Wes Craven: “Some Part of Me Must Be Twisted”

Wes Craven, the reluctant Master of Horror?

As “Scream 4” brings the iconic killer Ghostface back to stalk the denizens of Woodboro a decade after the last installment, Craven tells PopcornBiz he hasn’t always worn his Prince of Darkness mantle comfortably, but given his skill at scaring audiences “probably some part of me must be twisted up.”

Since making his writing and directing debut in 1972 with the low-budget shockfest “The Last House of the Left,” the 71-year old Craven has been Hollywood’s go-to guy for cutting-edge bloodbaths. His filmography includes such enduring horror classics as “The Hills Have Eyes,” “The Serpent and the Rainbow” and “The People Under the Stairs,” along with two bona fide blockbuster franchises, “Nightmare On Elm Street” and “Scream.”

“Look, I was born on the day that Hitler invaded Poland, so the first five years of my life were spent watching humans massacre each other,” he says. “There has always been in the back of my mind that the world can be a very dangerous and horrible place. So for me these movies are a way of countering that.”

But his crown as horror maestro sits slightly uneasily on his head. “It's a doubled-edged sword, however you put it,” says Craven. “I've gone to my share of conventions and done autographs, signing posters and all of that stuff and the people are all pierced and they're tattooed – but they're the sweetest people! They're so polite, and almost loving. That's one side of it that's really just counterintuitive.”

Non-fans of Craven’s films have not been so kind, he remembers, recalling a time in the 1980s when so-called “slasher films” encountered a razor-sharp backlash. “There was a period where some kid [reportedly] wore a Freddy Krueger mask and chopped up his sister, and there was a lot of fear that we were causing people to do things,” he says. “And we did a lot of investigation and found out that all that stuff was bullsh*t. It was really being made up by Republicans who wanted us to stop doing what we're doing.”

The self-aware, genre-skewering “Scream” films of the 90s served as something of an antidote to horror’s gorier elements, but as time passed, even Craven himself began to wonder about the increasingly extreme tastes of the horror genre’s aficionados. “In some ways the audience changed,” he says. “I think some parts of the audience got more cruel, watching sort of torture-porn stuff and [believing] the way to judge a good horror was if you had the stomach to watch the most wretched things that you could imagine. I just thought, 'Wow.' I mean, part of it is getting older and valuing life more, in a way – everything becomes more precious as you get on.”

“We're always worried and we're always watching ourselves to make sure that we're not just making movies that would induce people to do something or even induce them to lose feeling,” says Craven. “There are a lot of characters in our films that don't have feelings for the suffering of others, but there's always at the core of the film that gamble in Sidney Prescott and Dewey, especially. That's kind of the essence of the horror film. The central characters are people that I would be happy to have my son marry, or whatever. But there's craziness in the world, and these films are about the craziness that threatens the goodness.”
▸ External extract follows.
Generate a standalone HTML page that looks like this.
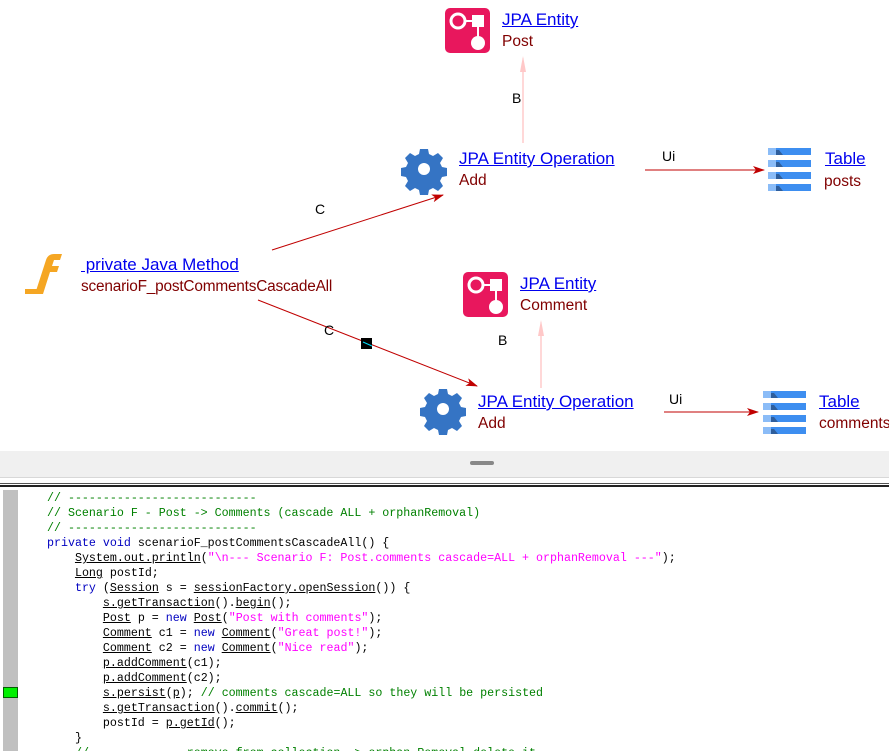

Craven never planned to become create the stuff of pop culture nightmares, originally toiling as a college instructor and aspiring novelist before finding an opening working in low-budget film, where a producer prodded him to pen a cheap horror film.

“He said 'You say you want to be a director – go write something scary,'” remembers Craven. “I thought 'What do I know about that?' He said, 'Well, you were raised as a fundamentalist – just go pull all the skeletons out of your closet.' So I thought, 'I'll just be as wild and as horrible as I can.' But when I wrote it I immediately started writing it as if it was real and novelistic. I kind of had fun with being evil and vicious, but at the same time I kind of imbued the characters with some reality, so that when it came out it really affected people – really to my surprise, in a way. I was teaching myself how to make a movie, but it also profoundly set the die for who I was.”

For a time, Craven was committed to writing off-genre projects that failed to get made (“Comedies and films about divorced fathers trying to keep in touch with their children,” he says, “and nobody wanted to know about it.”) and he ultimately accepted that it was horror that would keep him working in Hollywood. “It was just like, 'Okay, here I am,'” he recalls. “At a certain point I realized, 'Okay, if I have to be doing this kind of film, let’s make it really interesting.' I just kept putting more and more into them that was for my own pleasure, and the audience seemed to be willing to follow and go into that world, too.”

“I realized, 'What the hell? I was teaching mythology as a teacher, and this is the American mythology of the 20th century.' At that point I was kind of liberated and I didn't feel guilty about it. I thought, 'Okay, let’s make the best films that you can in the genre.'”

"Scream 4" opens everywhere April 15th.